### Data shown
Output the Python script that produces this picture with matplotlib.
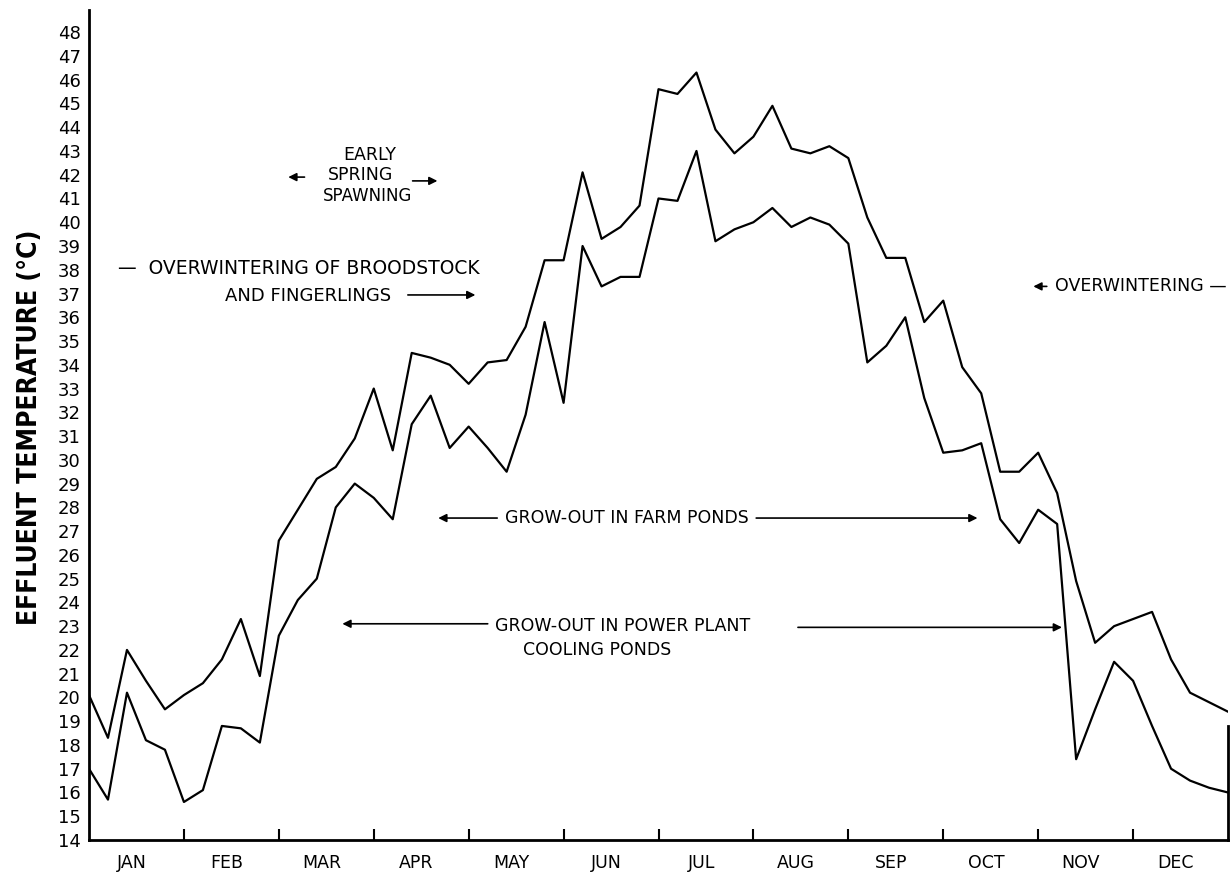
import numpy as np
import matplotlib
matplotlib.use("Agg")
import matplotlib.pyplot as plt

# weekly-ish readings (5 per month)
upper = [20.1, 18.3, 22.0, 20.7, 19.5, 20.1, 20.6, 21.6, 23.3, 20.9,
         26.6, 27.9, 29.2, 29.7, 30.9, 33.0, 30.4, 34.5, 34.3, 34.0,
         33.2, 34.1, 34.2, 35.6, 38.4, 38.4, 42.1, 39.3, 39.8, 40.7,
         45.6, 45.4, 46.3, 43.9, 42.9, 43.6, 44.9, 43.1, 42.9, 43.2,
         42.7, 40.2, 38.5, 38.5, 35.8, 36.7, 33.9, 32.8, 29.5, 29.5,
         30.3, 28.6, 24.9, 22.3, 23.0, 23.3, 23.6, 21.6, 20.2, 19.8, 19.4]
lower = [17.0, 15.7, 20.2, 18.2, 17.8, 15.6, 16.1, 18.8, 18.7, 18.1,
         22.6, 24.1, 25.0, 28.0, 29.0, 28.4, 27.5, 31.5, 32.7, 30.5,
         31.4, 30.5, 29.5, 31.9, 35.8, 32.4, 39.0, 37.3, 37.7, 37.7,
         41.0, 40.9, 43.0, 39.2, 39.7, 40.0, 40.6, 39.8, 40.2, 39.9,
         39.1, 34.1, 34.8, 36.0, 32.6, 30.3, 30.4, 30.7, 27.5, 26.5,
         27.9, 27.3, 17.4, 19.5, 21.5, 20.7, 18.8, 17.0, 16.5, 16.2, 16.0]
months = ['JAN', 'FEB', 'MAR', 'APR', 'MAY', 'JUN',
          'JUL', 'AUG', 'SEP', 'OCT', 'NOV', 'DEC']
yticks = list(range(14, 49))

x = np.arange(len(upper)) / 5.0

fig = plt.figure(figsize=(12.3, 8.88), dpi=100)
ax = fig.add_axes([89 / 1230, 48 / 888, 1139 / 1230, 830 / 888])

ax.plot(x, upper, color='black', lw=1.6)
ax.plot(x, lower, color='black', lw=1.6)

ax.set_xlim(0, 12)
ax.set_ylim(14, 14 + 830 / 23.76)

for s in ['top', 'right']:
    ax.spines[s].set_visible(False)
for s in ['left', 'bottom']:
    ax.spines[s].set_linewidth(2.0)
# short piece of the right frame
ax.plot([12, 12], [14, 18.8], color='black', lw=2.0, clip_on=False)

ax.set_yticks(yticks)
ax.set_yticklabels([str(v) for v in yticks], fontsize=13)
ax.tick_params(axis='y', length=0, pad=6)

ax.set_xticks(range(1, 12))
ax.set_xticklabels([])
ax.tick_params(axis='x', which='major', direction='in', length=8, width=1.5)
ax.set_xticks(np.arange(12) + 0.45, minor=True)
ax.set_xticklabels(months, minor=True, fontsize=12.5)
ax.tick_params(axis='x', which='minor', length=0, pad=10)

fig.text(30 / 1230, 1 - 427 / 888, 'EFFLUENT TEMPERATURE (°C)', rotation=90,
         ha='center', va='center', fontsize=19, fontweight='bold',
         fontstretch='condensed', family='DejaVu Sans')

arrow = dict(arrowstyle='-|>', color='black', lw=1.2, mutation_scale=12)
fs = 12.5

# early spring spawning
ax.text(2.96, 42.83, 'EARLY', ha='center', va='center', fontsize=fs)
ax.text(2.86, 41.99, 'SPRING', ha='center', va='center', fontsize=fs)
ax.text(2.94, 41.10, 'SPAWNING', ha='center', va='center', fontsize=12)
ax.annotate('', xy=(2.07, 41.9), xytext=(2.30, 41.9), arrowprops=arrow)
ax.annotate('', xy=(3.70, 41.74), xytext=(3.38, 41.74), arrowprops=arrow)

# overwintering of broodstock
ax.text(0.31, 38.07, '—  OVERWINTERING OF BROODSTOCK', ha='left', va='center', fontsize=13.5)
ax.text(1.43, 36.9, 'AND FINGERLINGS', ha='left', va='center', fontsize=13)
ax.annotate('', xy=(4.10, 36.94), xytext=(3.33, 36.94), arrowprops=arrow)

# grow-out in farm ponds
ax.text(4.38, 27.55, 'GROW-OUT IN FARM PONDS', ha='left', va='center', fontsize=fs)
ax.annotate('', xy=(3.65, 27.55), xytext=(4.33, 27.55), arrowprops=arrow)
ax.annotate('', xy=(9.39, 27.55), xytext=(7.0, 27.55), arrowprops=arrow)

# grow-out in power plant cooling ponds
ax.text(4.28, 23.0, 'GROW-OUT IN POWER PLANT', ha='left', va='center', fontsize=fs)
ax.text(5.35, 22.0, 'COOLING PONDS', ha='center', va='center', fontsize=fs)
ax.annotate('', xy=(2.64, 23.1), xytext=(4.23, 23.1), arrowprops=arrow)
ax.annotate('', xy=(10.28, 22.95), xytext=(7.44, 22.95), arrowprops=arrow)

# overwintering (late year)
ax.text(10.18, 37.3, 'OVERWINTERING —', ha='left', va='center', fontsize=fs)
ax.annotate('', xy=(9.92, 37.3), xytext=(10.12, 37.3), arrowprops=arrow)

fig.savefig('out.png', dpi=100)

### Exercise brief
Begin at the top of the material above and output each line exactly, stopping after the line that holds "import matplotlib.pyplot as plt". Leave out pictures.

### Answer for this exercise
Output the Python script that produces this picture with matplotlib.
import numpy as np
import matplotlib
matplotlib.use("Agg")
import matplotlib.pyplot as plt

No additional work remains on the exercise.